The secondary electron emission yield has been investigated for a wide variety of materials. A material's secondary electron emission yield quantifies the performance of a material's ability to emit electrons in response to incident electrons and is defined as the ratio of emitted electrons to incident electrons.
For most metals the emission yield is generally limited to maximum values between 1 and 2. That is, between 1 and 2 electrons are emitted by the metal in response to 1 incident electron impinging on the metal surface. The yield can be much higher for oxides, glasses, and semiconductors, but typically electron emission cannot be sustained from these surfaces because of their low electrical conductivity. A further drawback is that metals, oxides, glasses, and semiconductors tend to polarize as a result of secondary emission and eventually repel incident electrons or, in the alternative, suffer electrical breakdown. Thus, it is difficult to measure the secondary emission yield from metals, oxides, glasses, and semiconductors and they are of limited engineering service.

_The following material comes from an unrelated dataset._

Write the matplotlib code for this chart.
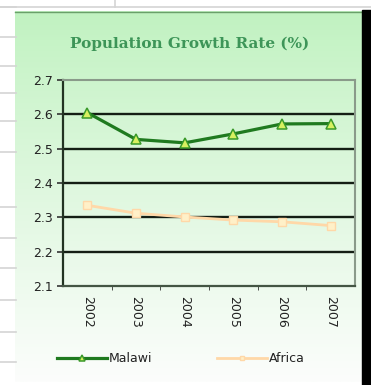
import matplotlib
matplotlib.use("Agg")
import matplotlib.pyplot as plt
import numpy as np
from matplotlib.patches import Rectangle
from matplotlib.lines import Line2D

years = ["2002", "2003", "2004", "2005", "2006", "2007"]
malawi = [2.605, 2.527, 2.517, 2.543, 2.572, 2.573]
africa = [2.335, 2.312, 2.301, 2.292, 2.287, 2.276]
yticks = [2.1, 2.2, 2.3, 2.4, 2.5, 2.6, 2.7]
title = "Population Growth Rate (%)"

W, H = 371, 385
fig = plt.figure(figsize=(W / 100, H / 100), dpi=100)
fig.patch.set_facecolor("white")

def fx(px):
    return px / W

def fy(py):
    return 1 - py / H

# spreadsheet grid lines behind
for yy in [7, 37, 66, 93, 121, 152, 207, 238, 268, 300, 332, 362]:
    fig.add_artist(Line2D([0, fx(16)], [fy(yy), fy(yy)], color="#d4d4d4", lw=1.2))
fig.add_artist(Line2D([0, 1], [fy(7), fy(7)], color="#d4d4d4", lw=1.2))
fig.add_artist(Line2D([fx(115), fx(115)], [fy(0), fy(7)], color="#d4d4d4", lw=1.2))

# chart area gradient
bg = fig.add_axes([fx(15), fy(382), fx(362) - fx(15), fy(11) - fy(382)])
grad = np.linspace(0, 1, 256).reshape(-1, 1) ** 0.9
top = np.array([192, 242, 192]) / 255
bot = np.array([252, 253, 252]) / 255
img = top[None, None, :] * (1 - grad[:, :, None]) + bot[None, None, :] * grad[:, :, None]
bg.imshow(img, aspect="auto", extent=[0, 1, 0, 1])
bg.set_axis_off()
fig.add_artist(Line2D([fx(15), fx(362)], [fy(11.5), fy(11.5)], color="#6aa06a", lw=1.0))

# black strip at right
fig.add_artist(Rectangle((fx(362), 0), 1 - fx(362), fy(10), color="black", zorder=5))

# title
fig.text(fx(190), fy(44), title, ha="center", va="center", color="#3d9558",
         fontsize=11, fontweight="bold", family="DejaVu Serif")

ax = fig.add_axes([fx(63), fy(286), fx(355) - fx(63), fy(80) - fy(286)])
ax.patch.set_alpha(0)
x = np.arange(len(years))
ax.plot(x, malawi, color="#1f7a1f", lw=2.3, marker="^", markersize=7,
        markerfacecolor="#d8f060", markeredgecolor="#3a9a2a", markeredgewidth=1.1, label="Malawi", zorder=4)
ax.plot(x, africa, color="#ffd8a8", lw=2.0, marker="s", markersize=6,
        markerfacecolor="#fff0c8", markeredgecolor="#ffd8a8", markeredgewidth=1.0, label="Africa", zorder=4)

ax.set_xlim(-0.5, len(years) - 0.5)
ax.set_ylim(2.1, 2.7)
ax.set_yticks(yticks)
ax.set_yticklabels([f"{v:.1f}" for v in yticks], fontsize=9, color="#222222")
ax.set_xticks(x)
ax.set_xticklabels(years, rotation=-90, fontsize=9, color="#222222")
ax.tick_params(axis="x", length=0, pad=7)
ax.set_xticks(np.arange(0.5, len(years) - 0.5, 1), minor=True)
ax.tick_params(axis="x", which="minor", length=3, color="#333333")
ax.tick_params(axis="y", length=4, width=1.2, color="#333333", pad=3)
for v in yticks[1:-1]:
    ax.axhline(v, color="#141e14", lw=1.7, zorder=2)
ax.spines["top"].set_color("#8a9a8a")
ax.spines["right"].set_color("#8a9a8a")
ax.spines["top"].set_linewidth(1.5)
ax.spines["right"].set_linewidth(1.5)
ax.spines["left"].set_color("#223322")
ax.spines["left"].set_linewidth(1.6)
ax.spines["bottom"].set_color("#445544")
ax.spines["bottom"].set_linewidth(1.6)

leg = fig.legend(loc="center left", bbox_to_anchor=(fx(57), fy(359)), ncol=2, frameon=False,
                 fontsize=9, handlelength=4.0, columnspacing=5.2, handletextpad=0.12,
                 borderpad=0, borderaxespad=0, markerscale=0.6)
for t in leg.get_texts():
    t.set_color("#222222")

fig.savefig("out.png", dpi=100)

The use of an untreated diamond film deposited on a metal substrate has proven to be a promising secondary electron emitter. Metal surfaces with a diamond film can increase electron amplification by a factor of more than 10. In fact, measurements at the NASA Louis Research Center indicate that the secondary electron yield for a diamond film deposited on the metal substrate can be as high as 45. Additionally, the diamond film is especially useful because it is conductive and able to sustain electron emission without accumulating a charge. The diamond film is also a robust surface that is extremely resistant to abrasion and heat.
One disadvantage of using a diamond film as a secondary electron emitter is that the emission deteriorates under electron bombardment. In order to restore the emitting quality of the diamond film, the diamond film must be exposed to hydrogen gas or it must be annealed in a vacuum. A second disadvantage is that the diamond films that have been subjected to ion sputtering exhibit properties that are similar to carbon, that is, a secondary yield is typically less than 1.
Studies indicate that the above disadvantages can be overcome, but in turn create other disadvantages. Specifically, diamond films exhibit stable continuous emission when operated in a continuous hydrogen atmosphere. However, the presence of gas in some classes of electronic devices is highly undesirable because the gas may become a source of ions that will damage the diamond film surface.